Adam had access to the same kind of pistol that was used to murder Cheyenne.

His fingerprints were on the bag of weed inside Madison’s pocket. ”

“Tap the weak spots.”

“The evidence was all consistent with and not matched exactly .” Emmy knew she was basically quoting Cole from yesterday morning.

“None of the pistols matched ballistics. We didn’t find any fingerprints or DNA in the Jetta that matched the girls.

We never found any size eleven boots that matched the shoe prints.

We couldn’t match the treads on the Jetta to the impressions left at the scenes.

Adam admitted that he’d sold pot to Madison.

He said that Madison asked him to fix Cheyenne’s broken necklace, and that it must’ve fallen out of his pocket.

We never found Cheyenne’s flip phone with her initials scratched onto the case.

We never found the hammer that was used to break Madison’s hands and feet.

We never found another abduction or murder case that had a matching MO. ”

Jude cut through the noise. “The flip phone belonged to Cheyenne. The hammer was used on Madison.”

“You think he kept them as trophies?”

Emmy’s heart started tapping like a drum. They’d always assumed that Adam was a pedophile who’d gotten caught, not a serial offender with more victims. She couldn’t let her mind race to what this could mean for Paisley Walker.

She said, “I’m assuming Adam’s the killer. You said that he’s probably raped before. Do you think he could’ve killed other children before Madison and Cheyenne?”

“There have been fewer than two dozen cases of double child abductions in the United States since the nineteen-seventies. It’s incredibly rare.

Statistically, we know from the profiles of those offenders that they were more likely to have previous rapes, abductions and murders in their criminal backgrounds. ”

Emmy heard the academic-like shift in Jude’s tone. “Madison and Cheyenne weren’t his first victims.”

“Their abductor knew what he was doing,” Jude said. “Taking them wasn’t a spur-of-the-moment decision. He groomed them. He knew their schedules. He knew how to get to Cheyenne.
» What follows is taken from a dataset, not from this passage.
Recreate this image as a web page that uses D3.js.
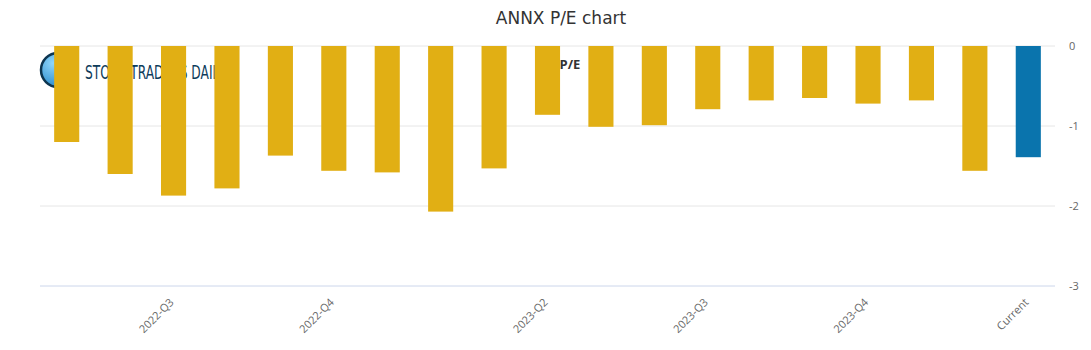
<!DOCTYPE html>
<html>
<head>
<meta charset="utf-8">
<script src="https://cdn.jsdelivr.net/npm/d3@7"></script>
<style>
  body { margin: 0; background: #fff; }
  svg { display: block; }
</style>
</head>
<body>
<script>
// P/E values, one per bar
var peValues = [-1.2, -1.6, -1.87, -1.78, -1.37, -1.56, -1.58, -2.07, -1.53, -0.86,
                -1.01, -0.99, -0.79, -0.68, -0.65, -0.72, -0.68, -1.56, -1.39];
// x tick labels, placed on the bar with the same index
var tickLabels = {2: "2022-Q3", 5: "2022-Q4", 9: "2023-Q2", 12: "2023-Q3", 15: "2023-Q4", 18: "Current"};
var yTicks = [0, -1, -2, -3];

var W = 1091, H = 350;
var margin = {top: 46, right: 36, bottom: 64, left: 40},
    width = W - margin.left - margin.right,
    height = H - margin.top - margin.bottom;

var svg = d3.select("body").append("svg")
    .attr("width", W)
    .attr("height", H)
    .style("font-family", "'Open Sans', 'DejaVu Sans', sans-serif");

svg.append("text")
    .attr("x", 561).attr("y", 24)
    .attr("text-anchor", "middle")
    .style("font-family", "'DejaVu Sans', sans-serif")
    .style("font-size", "17px")
    .attr("fill", "#333333")
    .text("ANNX P/E chart");

var g = svg.append("g")
    .attr("transform", "translate(" + margin.left + "," + margin.top + ")");

var xScale = d3.scaleBand().domain(d3.range(peValues.length)).range([0, width]).paddingInner(0.53).paddingOuter(0.265);
var yScale = d3.scaleLinear().domain([-3, 0]).range([height, 0]);

// gridlines
g.selectAll(".grid")
    .data(yTicks.filter(function(d) { return d !== -3; }))
    .enter().append("line")
    .attr("x1", 0).attr("x2", width)
    .attr("y1", function(d) { return yScale(d); })
    .attr("y2", function(d) { return yScale(d); })
    .attr("stroke", "#e6e6e6");

// watermark
var wm = g.append("g");
var grad = svg.append("defs").append("radialGradient").attr("id", "logoFill")
    .attr("cx", "35%").attr("cy", "30%").attr("r", "70%");
grad.append("stop").attr("offset", "0%").attr("stop-color", "#8fd6fb");
grad.append("stop").attr("offset", "100%").attr("stop-color", "#2f8fcf");
wm.append("circle").attr("cx", 18).attr("cy", 24).attr("r", 17)
    .attr("fill", "url(#logoFill)").attr("stroke", "#0d3550").attr("stroke-width", 2.5);
wm.append("text").attr("x", 45).attr("y", 33)
    .style("font-family", "'DejaVu Sans Condensed', 'DejaVu Sans', sans-serif")
    .style("font-size", "19px")
    .attr("textLength", 140)
    .attr("lengthAdjust", "spacingAndGlyphs")
    .attr("fill", "#0d3b5a")
    .text("STOCK TRADERS DAILY");
wm.append("text").attr("x", 530).attr("y", 23)
    .attr("text-anchor", "middle")
    .style("font-size", "13px").style("font-weight", "bold")
    .attr("fill", "#333333")
    .text("P/E");

// bars
g.selectAll(".bar")
    .data(peValues)
    .enter().append("rect")
    .attr("x", function(d, i) { return xScale(i); })
    .attr("width", xScale.bandwidth())
    .attr("y", yScale(0))
    .attr("height", function(d) { return yScale(d) - yScale(0); })
    .attr("fill", function(d, i) { return i === peValues.length - 1 ? "#0a74ad" : "#e1af14"; });

// bottom axis line
g.append("line")
    .attr("x1", 0).attr("x2", width)
    .attr("y1", height).attr("y2", height)
    .attr("stroke", "#ccd6eb");

// right axis labels
g.selectAll(".ylab")
    .data(yTicks)
    .enter().append("text")
    .attr("x", width + 14)
    .attr("y", function(d) { return yScale(d) + 4; })
    .style("font-size", "11px")
    .attr("fill", "#666666")
    .text(function(d) { return d; });

// x labels
g.selectAll(".xlab")
    .data(Object.keys(tickLabels))
    .enter().append("text")
    .attr("text-anchor", "end")
    .attr("transform", function(k) {
        var x = xScale(+k) + xScale.bandwidth() / 2 + 1;
        return "translate(" + x + "," + (height + 17) + ") rotate(-45)";
    })
    .style("font-size", "11px")
    .attr("fill", "#666666")
    .text(function(k) { return tickLabels[k]; });
</script>
</body>
</html>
He knew how to get to Madison.”

“He knew how to get to Paisley.”

“Did you search for similar cases where a hammer was used to break the hands and feet?”

“I found two cases, but the victims weren’t children. One was a nineteen-year-old in Tillar, Arkansas. The other was a twenty-one-year-old in Hidalgo, Texas. The bones were broken, but not systematically, and we couldn’t find any proof that Adam had ever been out of state.”

“If it was Adam—if—and if he was traveling for the purposes of committing a crime, he would know to cover his tracks. Turn off his phone. Get rid of receipts. Only use cash.” Jude took her phone out of her purse.

“I’ll reach out to my point person at the National Center for Missing and Exploited Children.

Their database is more thorough than the FBI’s. ”

“How is that possible?”

“The FBI relies on law enforcement to send them the data. Reporting is not mandatory, and compliance is spotty. The Center actively goes searching for the data themselves.”

Emmy could feel a bead of sweat roll down the back of her neck. “We should tell Seth Alexander. Paisley could be missing a personal item that was taken as a trophy.”

“No.” Jude looked up from her phone. “Let’s keep this between ourselves for now. Don’t even tell Cole.”

“My son can keep a secret.”

“I know, sweetheart, but sometimes just knowing a secret is harder than keeping it.” Jude glanced over her shoulder to make sure they were alone. “If we find the trophies, we find the killer.”